Swedish-born Jonas Anderson, Thailand's hottest country music star, performing live in Nakhon Ratchasima in northeastern Thailand.

WEB-ONLY EXCLUSIVE
'Never Did I Imagine I Would Be Doing Something Like This'
Web-Only interview with Jonas Anderson, the Swedish-born, Thai singing sensation
By ROBERT HORN

ALSO
Swede Sound of Success
The hottest singer in the tradition-steeped world of Thai country music comes from the land of ABBA

Jonas Anderson is blond, blue-eyed and very Swedish. He is also Thailand's hottest country music star, with his debut album, Pom Chu Jonas (My Name is Jonas), selling more than 200,000 copies since its June 15 release. "Never did I imagine I would be doing something like this," says the 27-year-old luk thung (country music) singer.
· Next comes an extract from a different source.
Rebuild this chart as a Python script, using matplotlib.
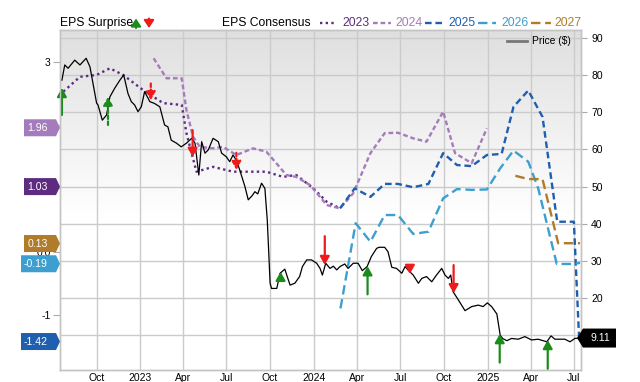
import numpy as np
import matplotlib.pyplot as plt
import matplotlib.dates as mdates
import matplotlib.transforms as mtransforms
from matplotlib.patches import Polygon
from matplotlib.lines import Line2D
from matplotlib.colors import LinearSegmentedColormap

plt.rcParams['font.family'] = ['Liberation Sans', 'DejaVu Sans']

# 股价 (右轴)
price_dates = ['2022-07-20', '2022-07-26', '2022-08-02', '2022-08-16', '2022-08-27', '2022-09-09', '2022-09-17',
               '2022-10-01', '2022-10-04', '2022-10-13', '2022-10-22', '2022-10-29', '2022-11-08', '2022-11-19',
               '2022-11-27', '2022-12-06', '2022-12-13', '2022-12-20', '2022-12-27', '2023-01-03', '2023-01-10',
               '2023-01-21', '2023-01-31', '2023-02-11', '2023-02-21', '2023-02-28', '2023-03-07', '2023-03-18',
               '2023-03-28', '2023-04-08', '2023-04-19', '2023-04-26', '2023-05-04', '2023-05-10', '2023-05-17',
               '2023-05-24', '2023-06-03', '2023-06-14', '2023-06-21', '2023-07-01', '2023-07-08', '2023-07-15',
               '2023-07-22', '2023-07-29', '2023-08-09', '2023-08-16', '2023-08-24', '2023-08-30', '2023-09-05',
               '2023-09-13', '2023-09-20', '2023-09-25', '2023-10-01', '2023-10-04', '2023-10-15', '2023-10-22',
               '2023-11-01', '2023-11-06', '2023-11-12', '2023-11-22', '2023-12-02', '2023-12-08', '2023-12-17',
               '2023-12-27', '2024-01-07', '2024-01-14', '2024-01-19', '2024-01-26', '2024-02-04', '2024-02-11',
               '2024-02-18', '2024-02-25', '2024-03-06', '2024-03-13', '2024-03-24', '2024-04-03', '2024-04-12',
               '2024-04-22', '2024-05-01', '2024-05-12', '2024-05-17', '2024-05-29', '2024-06-05', '2024-06-13',
               '2024-06-23', '2024-07-04', '2024-07-11', '2024-07-17', '2024-07-28', '2024-08-08', '2024-08-15',
               '2024-08-25', '2024-09-05', '2024-09-15', '2024-09-26', '2024-10-03', '2024-10-10', '2024-10-15',
               '2024-10-20', '2024-10-31', '2024-11-14', '2024-11-28', '2024-12-12', '2024-12-22', '2024-12-31',
               '2025-01-09', '2025-01-20', '2025-01-27', '2025-02-01', '2025-02-10', '2025-02-20', '2025-03-06',
               '2025-03-20', '2025-04-03', '2025-04-17', '2025-05-05', '2025-05-14', '2025-05-22', '2025-06-02',
               '2025-06-12', '2025-06-23', '2025-07-03', '2025-07-12']
price = [78.7, 82.8, 81.9, 84.1, 82.8, 84.6, 82.3, 72.5, 72.0, 67.9, 69.3, 74.2, 76.5, 78.7, 80.1, 75.1, 72.9,
         72.0, 70.2, 71.5, 75.6, 72.9, 72.4, 71.5, 66.6, 66.1, 62.5, 61.7, 60.7, 61.7, 63.0, 61.7, 53.1, 62.1,
         59.0, 59.9, 63.0, 62.1, 59.0, 58.0, 56.7, 58.5, 57.1, 54.5, 50.0, 46.4, 47.5, 48.6, 48.0, 50.9, 49.5,
         41.0, 23.9, 22.5, 22.5, 26.6, 27.7, 25.7, 23.4, 23.9, 25.7, 28.4, 30.2, 30.2, 29.3, 27.9, 26.1, 29.3,
         27.9, 28.5, 27.5, 28.4, 29.1, 27.9, 29.3, 29.3, 27.3, 28.4, 31.1, 33.3, 33.6, 33.6, 32.4, 28.2, 27.9,
         26.6, 28.4, 27.5, 26.1, 23.9, 25.2, 25.7, 24.3, 26.1, 27.9, 26.1, 25.2, 26.1, 21.6, 19.4, 16.5, 17.6,
         18.0, 17.6, 18.6, 17.6, 15.6, 9.9, 9.0, 8.4, 9.0, 8.8, 9.5, 8.6, 8.8, 8.1, 9.7, 8.8, 8.8, 8.8, 8.1,
         9.0, 9.11]

# EPS 一致预期 (按图上位置读取)
c2023_dates = ['2022-07-23', '2022-08-27', '2022-10-01', '2022-10-29', '2022-11-26', '2023-01-07', '2023-02-18',
               '2023-03-29', '2023-04-08', '2023-04-29', '2023-06-03', '2023-07-15', '2023-08-19', '2023-09-23',
               '2023-10-28', '2023-11-25', '2023-12-31', '2024-01-28', '2024-02-25']
c2023 = [75.6, 79.6, 80.1, 81.9, 80.1, 76.0, 72.5, 72.0, 64.4, 54.0, 55.3, 54.0, 54.0, 54.0, 52.6, 53.1, 49.5,
         45.9, 44.1]
c2024_dates = ['2023-01-29', '2023-02-25', '2023-03-29', '2023-04-08', '2023-04-22', '2023-05-06', '2023-06-03',
               '2023-06-24', '2023-07-22', '2023-08-26', '2023-09-23', '2023-10-14', '2023-11-04', '2023-11-25',
               '2023-12-24', '2024-01-14', '2024-01-28', '2024-02-25', '2024-03-24', '2024-04-29', '2024-05-29',
               '2024-06-26', '2024-07-28', '2024-08-25', '2024-09-29', '2024-10-24', '2024-11-28', '2024-12-30']
c2024 = [84.6, 79.2, 79.2, 70.6, 63.4, 60.7, 60.3, 60.7, 58.5, 60.3, 59.4, 56.3, 53.1, 52.6, 50.4, 47.2, 45.0,
         44.1, 48.2, 59.0, 64.4, 64.5, 63.0, 62.1, 70.2, 59.0, 56.3, 65.7]
c2025_dates = ['2024-02-25', '2024-03-27', '2024-04-29', '2024-05-29', '2024-06-26', '2024-07-28', '2024-08-29',
               '2024-09-29', '2024-10-28', '2024-11-28', '2024-12-30', '2025-01-30', '2025-02-24', '2025-03-27',
               '2025-04-26', '2025-05-27', '2025-07-01', '2025-07-12']
c2025 = [44.1, 49.5, 47.2, 50.7, 50.7, 49.8, 50.7, 59.0, 55.8, 55.5, 58.5, 58.8, 71.5, 75.9, 68.8, 40.5, 40.5, 9.1]
c2026_dates = ['2024-02-26', '2024-03-29', '2024-04-29', '2024-05-29', '2024-06-26', '2024-07-28', '2024-08-29',
               '2024-09-29', '2024-10-28', '2024-11-28', '2024-12-30', '2025-01-27', '2025-02-24', '2025-03-27',
               '2025-04-17', '2025-05-26', '2025-07-01', '2025-07-14']
c2026 = [17.1, 40.1, 35.1, 42.3, 42.3, 37.2, 37.8, 46.8, 49.3, 49.1, 49.2, 54.9, 59.7, 56.7, 49.5, 29.1, 29.1, 29.4]
c2027_dates = ['2025-02-28', '2025-03-27', '2025-04-26', '2025-05-29', '2025-07-14']
c2027 = [52.9, 52.0, 52.0, 34.7, 34.7]

# EPS surprise 箭头: 箭头尖端价格, 长度(正=向上绿色, 负=向下红色), 是否虚线
surprise_dates = ['2022-07-20', '2022-10-25', '2023-01-23', '2023-04-21', '2023-07-22', '2023-10-23',
                  '2024-01-24', '2024-04-23', '2024-07-21', '2024-10-21', '2025-01-26', '2025-05-07']
surprise_tip = [76.6, 74.2, 73.3, 58.0, 54.5, 27.0, 28.8, 28.5, 26.4, 21.2, 10.2, 8.6]
surprise_len = [7.3, 7.6, -4.5, -7.2, -4.6, 2.2, -7.8, 7.6, -2.2, -7.6, 7.7, 7.8]
surprise_dashed = [False, True, True, False, True, False, False, False, False, False, False, False]

# 左侧标签 (最新一致预期)
eps_tags = ['1.96', '1.03', '0.13', '-0.19', '-1.42']
years = ['2023', '2024', '2025', '2026', '2027']
colors = ['#5d2c80', '#a57cbb', '#1f5fae', '#3c9fd0', '#b07b2b']
tag_colors = ['#a57cbb', '#5d2c80', '#b07b2b', '#3c9fd0', '#1f5fae']
dashes = [(1, 1.4), (2, 1.2), (2.8, 1.6), (4, 2), (4, 2)]

d = lambda s: np.array(s, dtype='datetime64[D]')

fig = plt.figure(figsize=(6.4, 3.82), dpi=100)
rect = [60 / 640, 12 / 382, 521 / 640, 340 / 382]

# 渐变背景
bgax = fig.add_axes(rect, zorder=-1)
bg = LinearSegmentedColormap.from_list('bg', [(0, '#ffffff'), (0.45, '#ffffff'), (1, '#dfdfdf')])
bgax.imshow(np.linspace(0, 1, 256).reshape(-1, 1), cmap=bg, aspect='auto', origin='lower', extent=[0, 1, 0, 1])
bgax.axis('off')

ax = fig.add_axes(rect)
ax.patch.set_alpha(0)

series = [(c2023_dates, c2023), (c2024_dates, c2024), (c2025_dates, c2025), (c2026_dates, c2026),
          (c2027_dates, c2027)]
for (xs, ys), col, ds in zip(series, colors, dashes):
    ax.plot(d(xs), ys, color=col, lw=1.7, dashes=ds, zorder=3)

ax.plot(d(price_dates), price, color='black', lw=0.9, zorder=4)

for dt, tip, ln, dsh in zip(surprise_dates, surprise_tip, surprise_len, surprise_dashed):
    col = '#1a8c1a' if ln > 0 else '#ef1a1a'
    ax.annotate('', xy=(d(dt), tip), xytext=(d(dt), tip - ln),
                arrowprops=dict(arrowstyle='-|>,head_width=0.28,head_length=0.5', color=col, lw=1.6,
                                linestyle=(0, (1.6, 1.1)) if dsh else '-', shrinkA=0, shrinkB=0), zorder=5)

ax.set_xlim(d('2022-07-16'), d('2025-07-16'))
ax.set_ylim(0.49, 92.23)
ax.xaxis.set_major_locator(mdates.MonthLocator(bymonth=[1, 4, 7, 10]))


def fmt(x, pos):
    dt = mdates.num2date(x)
    return str(dt.year) if dt.month == 1 else dt.strftime('%b')


ax.xaxis.set_major_formatter(plt.FuncFormatter(fmt))
ax.grid(True, color='#cbcbcb', lw=1.0)
ax.set_axisbelow(True)

ax2 = ax.twinx()
ax2.set_ylim(-1.87, 3.506)
ax2.set_yticks([3, 2, 1, 0, -1])
ax2.set_yticklabels(['3', '', '', '0.0', '-1'])
ax2.yaxis.tick_left()
ax2.tick_params(axis='y', length=4.8, width=0.8, color='#aaaaaa', pad=2, labelsize=7.5)

# twinx 会把原轴刻度移到左边, 这里再移回右边
ax.yaxis.tick_right()
ax.set_yticks(range(10, 100, 10))
ax.set_yticklabels([''] + [str(v) for v in range(20, 100, 10)])
ax.tick_params(axis='x', length=0, pad=2, labelsize=7.5)
ax.tick_params(axis='y', length=4.3, width=0.8, color='#aaaaaa', pad=3, labelsize=7.5)

for a in (ax, ax2):
    for sp in a.spines.values():
        sp.set_color('#c4c4c4')
        sp.set_linewidth(1.0)

# 左侧 EPS 标签
blend = mtransforms.blended_transform_factory(ax2.transAxes, ax2.transData)
hh = 8.5 / 340 * (3.506 + 1.87)
for lab, col in zip(eps_tags, tag_colors):
    v = float(lab)
    left = ((21 if len(lab) > 4 else 24) - 60) / 521
    br = -4 / 521
    poly = Polygon([(left, v - hh), (br, v - hh), (0, v), (br, v + hh), (left, v + hh)], closed=True,
                   facecolor=col, edgecolor='none', transform=blend, clip_on=False, zorder=10)
    ax2.add_patch(poly)
    ax2.text((47.5 - 60) / 521, v, lab, color='white', fontsize=7.6, ha='right', va='center',
             transform=blend, clip_on=False, zorder=11)

# 右侧最新价格标签
blend_p = mtransforms.blended_transform_factory(ax.transAxes, ax.transData)
last = price[-1]
hp = 9.5 / 340 * (92.23 - 0.49)
tip_x, bl, rr = (577 - 60) / 521, (583 - 60) / 521, (616 - 60) / 521
ax2.add_patch(Polygon([(tip_x, last), (bl, last - hp), (rr, last - hp), (rr, last + hp), (bl, last + hp)],
                      closed=True, facecolor='black', edgecolor='none', transform=blend_p, clip_on=False,
                      zorder=10))
ax2.text((600 - 60) / 521, last, f'{last:.2f}', color='white', fontsize=7.6, ha='center', va='center',
         transform=blend_p, clip_on=False, zorder=11)

# 顶部图例
W, H = 640, 382
fy = lambda y: 1 - y / H
fig.text(60 / W, fy(23), 'EPS Surprise', fontsize=8.7, va='center', ha='left')
fig.add_artist(plt.Annotation('', xy=(136 / W, fy(18.5)), xytext=(136 / W, fy(28)), xycoords='figure fraction',
                              arrowprops=dict(arrowstyle='-|>,head_width=0.3,head_length=0.45', color='#1a8c1a',
                                              lw=1.5, shrinkA=0, shrinkB=0)))
fig.add_artist(plt.Annotation('', xy=(149 / W, fy(28)), xytext=(149 / W, fy(18.5)), xycoords='figure fraction',
                              arrowprops=dict(arrowstyle='-|>,head_width=0.3,head_length=0.45', color='#ef1a1a',
                                              lw=1.5, shrinkA=0, shrinkB=0)))
fig.text(222 / W, fy(23), 'EPS Consensus', fontsize=8.7, va='center', ha='left')
leg_x = [(320, 337, 342), (373, 391, 395), (425, 445, 448), (478, 496, 501), (531, 551, 554)]
for (x0, x1, tx), yr, col, ds in zip(leg_x, years, colors, dashes):
    fig.add_artist(Line2D([x0 / W, x1 / W], [fy(23), fy(23)], color=col, lw=1.7, dashes=ds,
                          transform=fig.transFigure))
    fig.text(tx / W, fy(23), yr, color=col, fontsize=8.7, va='center', ha='left')

fig.add_artist(Line2D([507 / W, 527 / W], [fy(40.7), fy(40.7)], color='#777777', lw=2, transform=fig.transFigure))
fig.text(532 / W, fy(41), 'Price ($)', fontsize=7.4, va='center', ha='left')

fig.savefig('out.png', dpi=100)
He spoke with TIME reporter Robert Horn before taking the stage for a concert in the northeastern town of Nakhon Ratchasima.

TIME: When you were nine, you came with your parents to live in Thailand. When they returned to Sweden ten years ago, Why did you stay?
Anderson: I fell in love with Thailand. I fell in love with the way of life, the culture, the exotic food... And the people are so warm.

TIME: What music did you listen to growing up?
Anderson: I was a big fan of ABBA, and of Bird Thongchai McIntyre (a Thai pop singer).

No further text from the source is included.